SOURCE DATA
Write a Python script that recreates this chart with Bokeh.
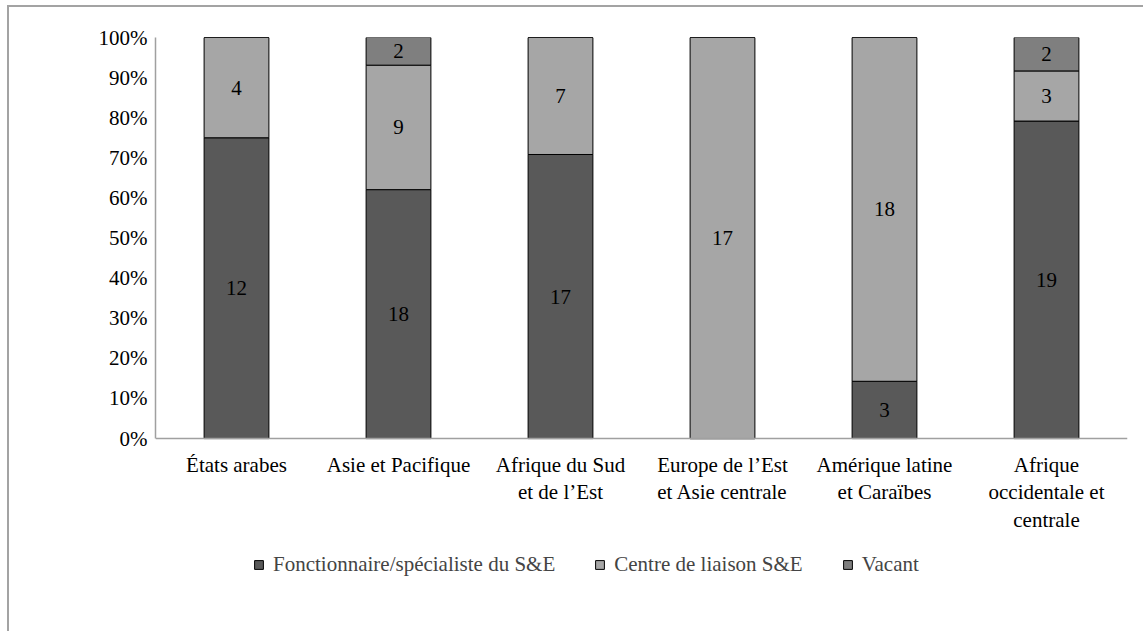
from bokeh.plotting import figure
from bokeh.models import ColumnDataSource, Legend, LegendItem, NumeralTickFormatter, FixedTicker, Range1d
from bokeh.core.properties import value
from bokeh.embed import file_html
from bokeh.resources import INLINE

# Regions (multi-line labels) and staff counts per role
regions = [
    "États arabes",
    "Asie et Pacifique",
    "Afrique du Sud\net de l’Est",
    "Europe de l’Est\net Asie centrale",
    "Amérique latine\net Caraïbes",
    "Afrique\noccidentale et\ncentrale",
]
fonctionnaire = [12, 18, 17, 0, 3, 19]
centre_liaison = [4, 9, 7, 17, 18, 3]
vacant = [0, 2, 0, 0, 0, 2]

series_names = ["Fonctionnaire/spécialiste du S&E", "Centre de liaison S&E", "Vacant"]
series_keys = ["fonc", "centre", "vacant"]
colors = ["#595959", "#a6a6a6", "#7f7f7f"]

FONT = "'Liberation Serif', 'Times New Roman', serif"
FSIZE = "21px"

totals = [a + b + c for a, b, c in zip(fonctionnaire, centre_liaison, vacant)]
counts = [fonctionnaire, centre_liaison, vacant]
shares = [[v / t for v, t in zip(s, totals)] for s in counts]

src = ColumnDataSource(dict(region=regions, fonc=shares[0], centre=shares[1], vacant=shares[2]))

# The frame reaches down to the bottom so the category axis and the legend
# can sit inside it; the value axis only spans 0..100 %.
p = figure(
    x_range=regions,
    y_range=Range1d(-0.461, 1),
    width=1136,
    height=626,
    output_backend="svg",
    toolbar_location=None,
    min_border_left=146,
    min_border_right=18,
    min_border_top=30,
    min_border_bottom=10,
)
p.styles = {
    "margin-left": "7px",
    "margin-top": "5px",
    "border-left": "2px solid #a3a3a3",
    "border-top": "2px solid #a3a3a3",
}

renderers = p.vbar_stack(
    series_keys,
    x="region",
    width=0.4,
    source=src,
    color=colors,
    line_color="black",
    line_width=1,
)

# Count labels centred in each non-empty segment
lx, ly, lt = [], [], []
for i, r in enumerate(regions):
    base = 0.0
    for s_counts, s_shares in zip(counts, shares):
        c = s_counts[i]
        h = s_shares[i]
        if c > 0:
            lx.append(r)
            ly.append(base + h / 2)
            lt.append(str(c))
        base += h
p.text(
    x=lx, y=ly, text=lt,
    text_font=value(FONT), text_font_size=FSIZE,
    text_align="center", text_baseline="middle", text_color="black",
)

p.xgrid.visible = False
p.ygrid.visible = False
p.outline_line_color = None

p.yaxis.ticker = FixedTicker(ticks=[i / 10 for i in range(11)])
p.yaxis.formatter = NumeralTickFormatter(format="0%")
p.yaxis.bounds = (0, 1)
p.xaxis.fixed_location = 0
for ax in (p.xaxis[0], p.yaxis[0]):
    ax.axis_line_color = "#a0a0a0"
    ax.axis_line_width = 1.5
    ax.major_tick_line_color = None
    ax.minor_tick_line_color = None
    ax.major_label_text_font = FONT
    ax.major_label_text_font_size = FSIZE
    ax.major_label_text_color = "black"
p.xaxis.major_label_text_line_height = 1.15
p.yaxis.major_label_standoff = 2
p.xaxis.major_label_standoff = 8
p.x_range.range_padding = 0.0

legend = Legend(
    items=[LegendItem(label=n, renderers=[r]) for n, r in zip(series_names, renderers)],
    orientation="horizontal",
    location=(98, 46),
    label_text_font=FONT,
    label_text_font_size=FSIZE,
    glyph_width=11,
    glyph_height=11,
    label_standoff=9,
    spacing=39,
    border_line_color=None,
    background_fill_alpha=0,
    margin=0,
    padding=6,
)
p.add_layout(legend, "center")

open("out.html", "w").write(file_html(p, INLINE))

GIVEN INSTRUCTION
Output the lines above in full and exactly as given, omitting any pictures.

TASK OUTPUT
Write a Python script that recreates this chart with Bokeh.
from bokeh.plotting import figure
from bokeh.models import ColumnDataSource, Legend, LegendItem, NumeralTickFormatter, FixedTicker, Range1d
from bokeh.core.properties import value
from bokeh.embed import file_html
from bokeh.resources import INLINE

# Regions (multi-line labels) and staff counts per role
regions = [
    "États arabes",
    "Asie et Pacifique",
    "Afrique du Sud\net de l’Est",
    "Europe de l’Est\net Asie centrale",
    "Amérique latine\net Caraïbes",
    "Afrique\noccidentale et\ncentrale",
]
fonctionnaire = [12, 18, 17, 0, 3, 19]
centre_liaison = [4, 9, 7, 17, 18, 3]
vacant = [0, 2, 0, 0, 0, 2]

series_names = ["Fonctionnaire/spécialiste du S&E", "Centre de liaison S&E", "Vacant"]
series_keys = ["fonc", "centre", "vacant"]
colors = ["#595959", "#a6a6a6", "#7f7f7f"]

FONT = "'Liberation Serif', 'Times New Roman', serif"
FSIZE = "21px"

totals = [a + b + c for a, b, c in zip(fonctionnaire, centre_liaison, vacant)]
counts = [fonctionnaire, centre_liaison, vacant]
shares = [[v / t for v, t in zip(s, totals)] for s in counts]

src = ColumnDataSource(dict(region=regions, fonc=shares[0], centre=shares[1], vacant=shares[2]))

# The frame reaches down to the bottom so the category axis and the legend
# can sit inside it; the value axis only spans 0..100 %.
p = figure(
    x_range=regions,
    y_range=Range1d(-0.461, 1),
    width=1136,
    height=626,
    output_backend="svg",
    toolbar_location=None,
    min_border_left=146,
    min_border_right=18,
    min_border_top=30,
    min_border_bottom=10,
)
p.styles = {
    "margin-left": "7px",
    "margin-top": "5px",
    "border-left": "2px solid #a3a3a3",
    "border-top": "2px solid #a3a3a3",
}

renderers = p.vbar_stack(
    series_keys,
    x="region",
    width=0.4,
    source=src,
    color=colors,
    line_color="black",
    line_width=1,
)

# Count labels centred in each non-empty segment
lx, ly, lt = [], [], []
for i, r in enumerate(regions):
    base = 0.0
    for s_counts, s_shares in zip(counts, shares):
        c = s_counts[i]
        h = s_shares[i]
        if c > 0:
            lx.append(r)
            ly.append(base + h / 2)
            lt.append(str(c))
        base += h
p.text(
    x=lx, y=ly, text=lt,
    text_font=value(FONT), text_font_size=FSIZE,
    text_align="center", text_baseline="middle", text_color="black",
)

p.xgrid.visible = False
p.ygrid.visible = False
p.outline_line_color = None

p.yaxis.ticker = FixedTicker(ticks=[i / 10 for i in range(11)])
p.yaxis.formatter = NumeralTickFormatter(format="0%")
p.yaxis.bounds = (0, 1)
p.xaxis.fixed_location = 0
for ax in (p.xaxis[0], p.yaxis[0]):
    ax.axis_line_color = "#a0a0a0"
    ax.axis_line_width = 1.5
    ax.major_tick_line_color = None
    ax.minor_tick_line_color = None
    ax.major_label_text_font = FONT
    ax.major_label_text_font_size = FSIZE
    ax.major_label_text_color = "black"
p.xaxis.major_label_text_line_height = 1.15
p.yaxis.major_label_standoff = 2
p.xaxis.major_label_standoff = 8
p.x_range.range_padding = 0.0

legend = Legend(
    items=[LegendItem(label=n, renderers=[r]) for n, r in zip(series_names, renderers)],
    orientation="horizontal",
    location=(98, 46),
    label_text_font=FONT,
    label_text_font_size=FSIZE,
    glyph_width=11,
    glyph_height=11,
    label_standoff=9,
    spacing=39,
    border_line_color=None,
    background_fill_alpha=0,
    margin=0,
    padding=6,
)
p.add_layout(legend, "center")

open("out.html", "w").write(file_html(p, INLINE))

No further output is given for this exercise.